The area is even bigger than the Riversleigh area. ‘This new find from Wholly Dooley site, as it was called, looks like it's got very strange animals in it for two reasons,' he says. ‘One, it includes some species we haven't seen before, and that suggests it's from a different age. We're guessing maybe the age called the Late Miocene, and perhaps it's around 10 million years old.

‘The second reason this deposit is strange is that all the fossils we've been finding – and this is going to sound weird – they have got worn teeth.' Worn teeth are normal in modern wombats and kangaroos, but rare in the Riversleigh fossils that are from a time when the environment was lush. This new find might fill a gap in the fossil record when the vegetation became tougher stuff – and exploration on the Wholly Dooley site has only just begun.

A short walk in the Australian bush

The carnivorous platypus

The carnivorous platypus

John Pickrell

Was this animal for real? It sounded more like something from a poorly scripted, low-budget horror film. Could an ancient relative of everyone's favourite venomous, duck-billed, egg-laying mammal really have grown to epic proportions and had a taste for flesh? I could picture the scene through the Hollywood lens: maniacal monotremes marauding through the sewers of Sydney, ready to burst out of drains and clamp their bills around the ankles of unsuspecting pedestrians, dragging them to untimely deaths.

Implausible as it sounded, this prehistoric Platyzilla really did exist – even if descriptions of it were a little overblown in the press. Researchers led by Professors Mike Archer and Sue Hand, at UNSW Australia, announced in late 2013 that they'd discovered the remains of a metre-long species which had powerful teeth for preying upon turtles, frogs and fish.
Obdurodon tharalkooschild
inhabited pools and rivers in the rainforests that covered Queensland's Riversleigh region 5–15 million years ago.

The description of this animal as ‘giant' in news reports conjured images of an animal the size of a small car, so I was disappointed to find it had been much smaller. Nevertheless, by monotreme standards, it was huge. Today's platypus is about half
a metre in length and, as an adult, doesn't have teeth, instead relying on horny pads in its bill to crunch up invertebrates. Although
O. tharalkooschild
was only twice as long as a modern platypus, it is likely to have been about four times the weight.

Former UNSW student Rebecca Pian, now at Columbia University, discovered a fossil tooth at the Riversleigh World Heritage Area in 2012. The size and eating habits of the new species were later determined from a detailed study of the size, shape and function of the tooth, which is yet to be dated definitively.

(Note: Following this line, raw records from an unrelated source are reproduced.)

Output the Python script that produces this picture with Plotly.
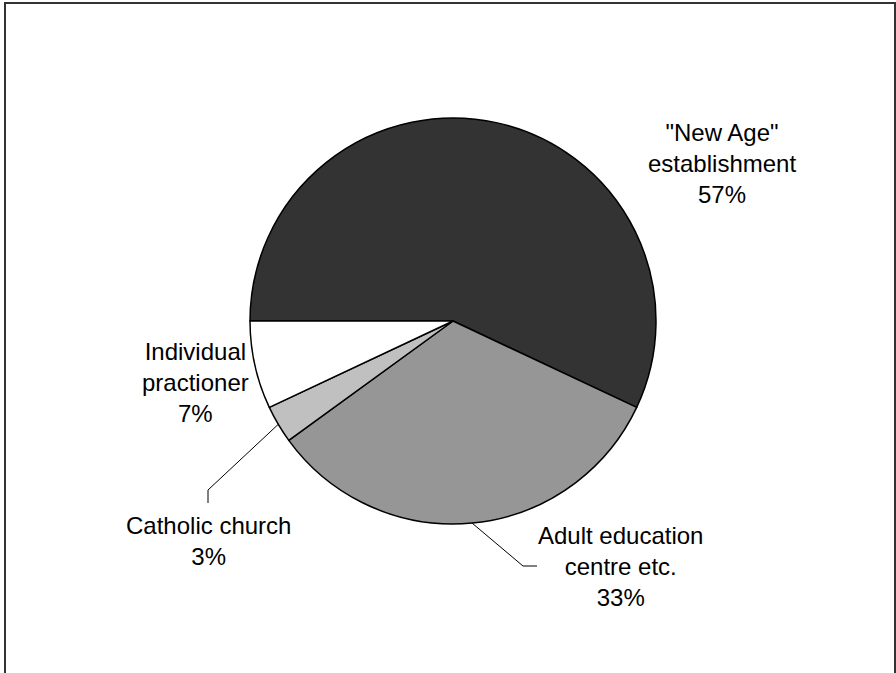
import math
import plotly.graph_objects as go

labels = ['"New Age"<br>establishment', 'Adult education<br>centre etc.', 'Catholic church', 'Individual<br>practioner']
values = [57, 33, 3, 7]
colors = ["#333333", "#969696", "#C0C0C0", "#FFFFFF"]

W, H = 896, 673
cx, cy, r = 453, 321, 203

fig = go.Figure(go.Pie(
    labels=labels, values=values, sort=False, direction="clockwise", rotation=270,
    marker=dict(colors=colors, line=dict(color="#000000", width=1.5)),
    textinfo="none", hoverinfo="label+percent", showlegend=False,
    domain=dict(x=[(cx - r) / W, (cx + r) / W], y=[1 - (cy + r) / H, 1 - (cy - r) / H]),
))

def px(x):
    return x / W

def py(y):
    return 1 - y / H

# label block centres (pixels)
label_pos = [(722, 163), (620, 566), (208, 541), (195, 382)]
total = sum(values)
cum = 0
annotations = []
shapes = []
for i, (lab, v) in enumerate(zip(labels, values)):
    pct = round(100 * v / total)
    lx, ly = label_pos[i]
    annotations.append(dict(x=px(lx), y=py(ly), xref="paper", yref="paper", text=f"{lab}<br>{pct}%",
                            showarrow=False, xanchor="center", yanchor="middle", align="center",
                            font=dict(family="Liberation Sans, Arial", size=24, color="#000000")))
    mid = (cum + v / 2) / total
    cum += v
    ang = math.radians(270 + 360 * mid)
    ex, ey = cx + r * math.sin(ang), cy - r * math.cos(ang)
    if i == 2:
        pts = [(ex, ey), (208, 490), (208, 503)]
    elif i == 1:
        pts = [(ex, ey), (523, 566), (537, 566)]
    else:
        pts = []
    for (x0, y0), (x1, y1) in zip(pts[:-1], pts[1:]):
        shapes.append(dict(type="line", xref="paper", yref="paper", x0=px(x0), y0=py(y0), x1=px(x1), y1=py(y1),
                           line=dict(color="#000000", width=1)))

shapes.append(dict(type="rect", xref="paper", yref="paper", x0=px(5), x1=px(895), y0=py(700), y1=py(3),
                   line=dict(color="#333333", width=2), fillcolor="rgba(0,0,0,0)"))

fig.update_layout(width=W, height=H, margin=dict(l=0, r=0, t=0, b=0), paper_bgcolor="#FFFFFF",
                  annotations=annotations, shapes=shapes)
fig.write_html("out.html")
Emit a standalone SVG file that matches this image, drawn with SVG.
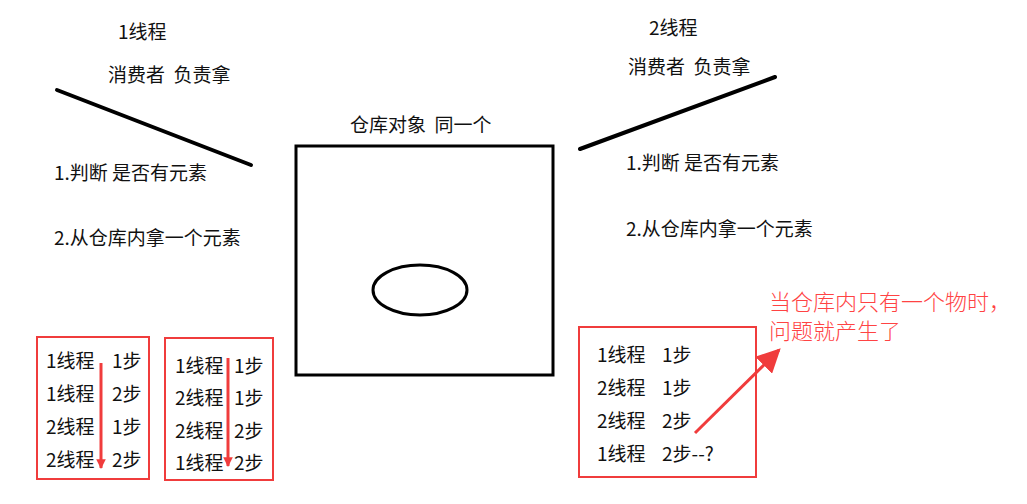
<svg xmlns="http://www.w3.org/2000/svg" width="1027" height="504" viewBox="0 0 1027 504">
<defs>
<style>
text{font-family:"Microsoft YaHei","Noto Sans CJK SC","Noto Sans",sans-serif;font-size:19px;fill:#111}
.red{fill:#ff4343;font-size:22px;font-weight:300}
.rbox{fill:none;stroke:#f03c3c;stroke-width:2}
.thick{stroke:#000;stroke-width:4;stroke-linecap:round;fill:none}
.rarrow{stroke:#f03c3c;stroke-width:3;fill:none}
</style>
<marker id="ah" viewBox="0 0 10 10" refX="9" refY="5" markerWidth="3.2" markerHeight="3.2" orient="auto" markerUnits="strokeWidth">
<path d="M0,0 L10,5 L0,10 z" fill="#f03c3c"/>
</marker>
<marker id="ahBig" viewBox="0 0 10 10" refX="9" refY="5" markerWidth="8" markerHeight="8" orient="auto" markerUnits="strokeWidth">
<path d="M0,0 L10,5 L0,10 z" fill="#f03c3c"/>
</marker>
</defs>
<rect width="1027" height="504" fill="#fff"/>

<g id="thread1">
<text x="118" y="39">1线程</text>
<text x="108" y="82" xml:space="preserve">消费者  负责拿</text>
<text x="54" y="180">1.判断 是否有元素</text>
<text x="54" y="245">2.从仓库内拿一个元素</text>
</g>

<g id="thread2">
<text x="649" y="35">2线程</text>
<text x="628" y="74" xml:space="preserve">消费者  负责拿</text>
<text x="626" y="170">1.判断 是否有元素</text>
<text x="626" y="236">2.从仓库内拿一个元素</text>
</g>

<g id="warehouse">
<text x="350" y="132" xml:space="preserve">仓库对象  同一个</text>
<rect x="296" y="146" width="257" height="229" fill="none" stroke="#000" stroke-width="3"/>
<ellipse cx="420" cy="290" rx="47" ry="25" fill="none" stroke="#000" stroke-width="3"/>
</g>

<g id="seq1">
<rect class="rbox" x="37" y="337" width="112" height="142"/>
<text x="46" y="368">1线程</text><text x="112" y="368">1步</text>
<text x="46" y="401">1线程</text><text x="112" y="401">2步</text>
<text x="46" y="434">2线程</text><text x="112" y="434">1步</text>
<text x="46" y="467">2线程</text><text x="112" y="467">2步</text>
</g>

<g id="seq2">
<rect class="rbox" x="165" y="338" width="108" height="142"/>
<text x="175" y="373">1线程</text><text x="234" y="373">1步</text>
<text x="175" y="405">2线程</text><text x="234" y="405">1步</text>
<text x="175" y="438">2线程</text><text x="234" y="438">2步</text>
<text x="175" y="470">1线程</text><text x="234" y="470">2步</text>
</g>

<g id="seq3">
<rect class="rbox" x="579" y="327" width="177" height="150" stroke-width="3"/>
<text x="597" y="362">1线程</text><text x="662" y="362">1步</text>
<text x="597" y="395">2线程</text><text x="662" y="395">1步</text>
<text x="597" y="428">2线程</text><text x="662" y="428">2步</text>
<text x="597" y="461">1线程</text><text x="662" y="461">2步--?</text>
</g>

<g id="note">
<text class="red" x="769" y="310">当仓库内只有一个物时，</text>
<text class="red" x="769" y="339">问题就产生了</text>
</g>

<g id="connectors">
<line class="thick" x1="57" y1="90" x2="251" y2="165"/>
<line class="thick" x1="580" y1="149" x2="775" y2="77"/>
<line class="rarrow" x1="101" y1="363" x2="101" y2="468" marker-end="url(#ah)"/>
<line class="rarrow" x1="228" y1="358" x2="228" y2="466" marker-end="url(#ah)"/>
<line x1="695" y1="433" x2="779" y2="350" stroke="#f03c3c" stroke-width="3" marker-end="url(#ahBig)"/>
</g>
</svg>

Fossil discoveries over the past 40 years have given us snippets of information about platypus evolution, and have shown that similar animals have been a part of the Australian story for at least 110 million years. The most ancient platypuses have also been found in Antarctica, South America and possibly Madagascar. By around 25 million years ago, however, they were left only in Australia, where up to three species shared the streams of the lush north and centre of the continent.

In 1975, the first known ancient platypus was described from fossilised teeth found in central Australia – by Mike Archer and US palaeontologists Michael Woodbourne and Richard Tedford. They named the 26-million-year-old species
Obdurodon insignis. Obdurodon
means ‘persisting tooth' and distinguished this genus of prehistoric toothed platypuses from their modern descendants.

A second toothed platypus,
Obdurodon dicksoni
, was discovered by Mike Archer's group at Riversleigh in 1984 and dated to about 15 million years ago. Even more exciting was the discovery of the teeth of a 61-million-year-old South American relative in 1992. Hailing from Patagonia,
Monotrematum sudamericanum
demonstrated how widespread these early platypuses had been.